I’ve been reading criticisms by Africans on the viral video “Kony 2012” and I’m sympathetic to some of their points.
The civil wars in Africa have existed in various parts of the continent for decades, oftentimes financed by “blood diamonds.” From Idi Amin to Charles Taylor to Mugabe to Kony and beyond. This is not a new story. What is new is social networking. And more than that, when the West reaches into the far corners of the world, the far corners reach back and they don’t need a slick documentary behind them to do it. Youtube, Facebook, Twitter, blogging. A connection and/or a cell phone camera is all you need.
However, the Kony 2012 video bothered me and looking on the net, I found many folks where also bothered with Invisible Children (IC). Many are Africans themselves. The problem isn’t with the intention. I think everyone appreciates the intentions. It’s the approach and strategies on finding solutions which is bringing criticisms.
I’ve been reading through a number of people’s blogs and tweets and first I’ll start with Solome Lemma. She makes the following points which I’ll very briefly summarize, but you should read the whole thing:
1. Lack of context and nuance. Kony is not the only problem. Even if they were to kill him, it would just be the end of one of many problems. There are other context problems, like Kony hasn’t been in Northern Uganda for years so the film shows outdated footage. And why subtitles when people are talking plain English?
2. Invisible to whom? African dictators and the people they’ve harmed have existed for over 25 years. We know and they know.
3. The dis-empowering and reductive narrative. This one is the most troubling. Africans, while they can use help, should never be reduced to hapless, helpless victims at the mercy of the white world. They don’t take kindly to the thought of us starting wars in their countries either. Which takes us to #4.
4. Revival of the White savior. See #3 above. There’s a religious narrative in the video that is offensive. That is the idea that Africans need to be saved and civilized.
5. Privilege of giving. The wealthy have money to make movies from their point of view which may or may not necessarily express reality, but which have a farther reach than a local, African production (done more accurately) would.
6. Lack of Africans in leadership. I think the ills of 3, 4 and 5 could be largely cured if this would change.
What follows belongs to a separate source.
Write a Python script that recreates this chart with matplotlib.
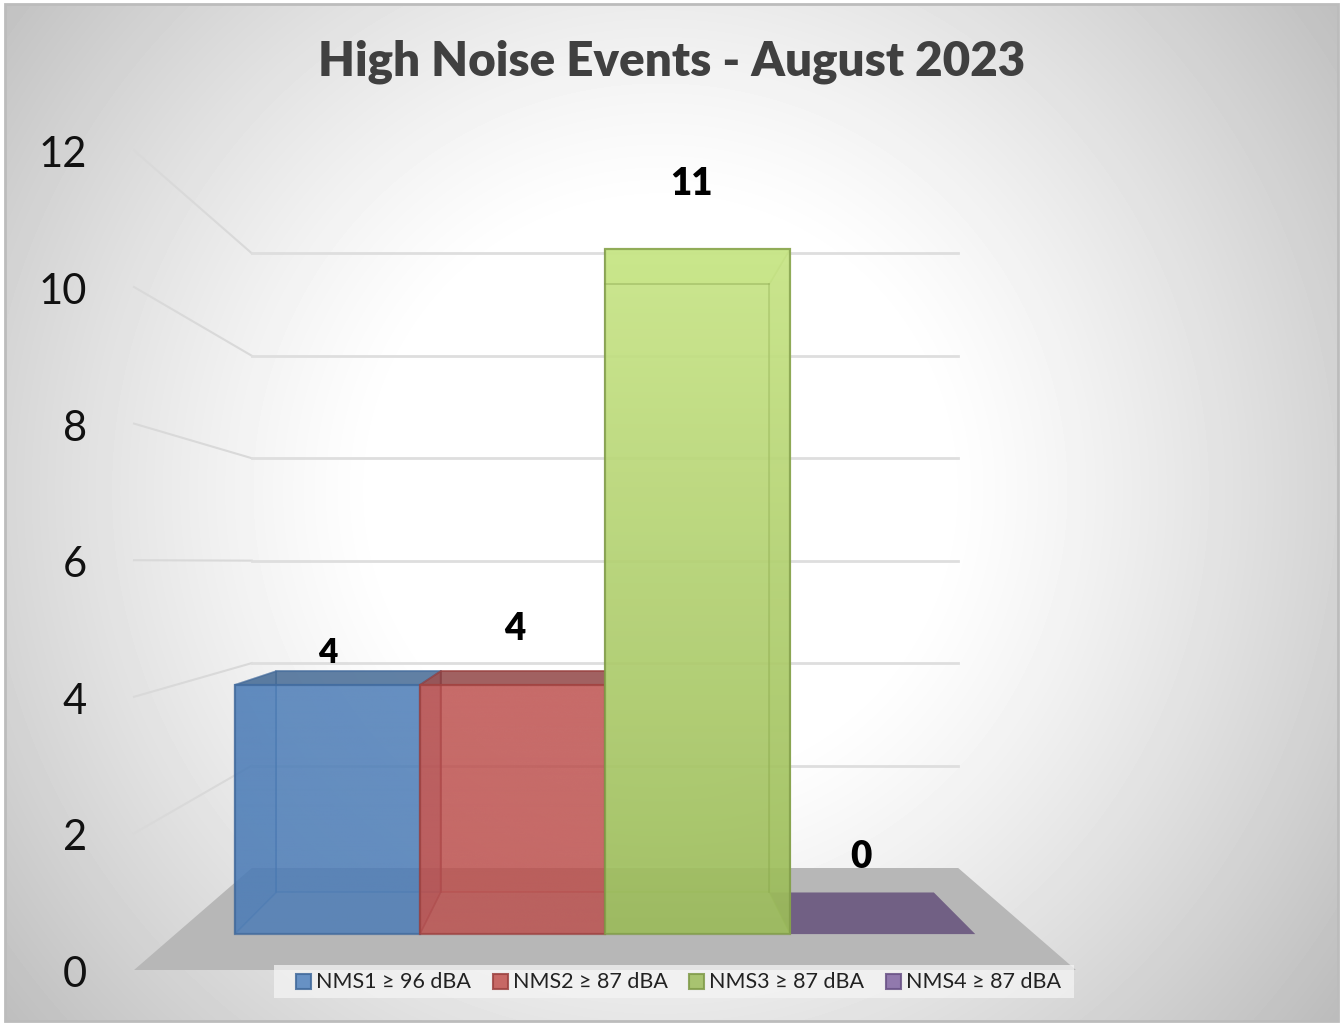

Oftentimes the very people who are being helped appear no where in the management or creation of these charities.
Next is a project called “Hope North”.
More media here.
Here is a Twitter Group list called “Kony 2012 - African Writers”. I encourage you to look through this lists at what these folks are posting.
Find more at Boing Boing. Check often. That link is being updated.
I’ll close with a story about Jill Rich, a Tucson woman (and a friend of my mom) whose dream was to help others. She and her husband have spent over 20 years helping African refugees and managed to bring 54 “Lost Boys of the Sudan” from Ethiopia to Tucson. She gave them a home, comfort and love. Her foundation “Sudanese Promise Fund” raised money to send them to college. She also helped them return to Africa to find and help their surviving families and friends.
Jill was also presented with a Point of Light by President Bush in 1991 for her dedication to humanity.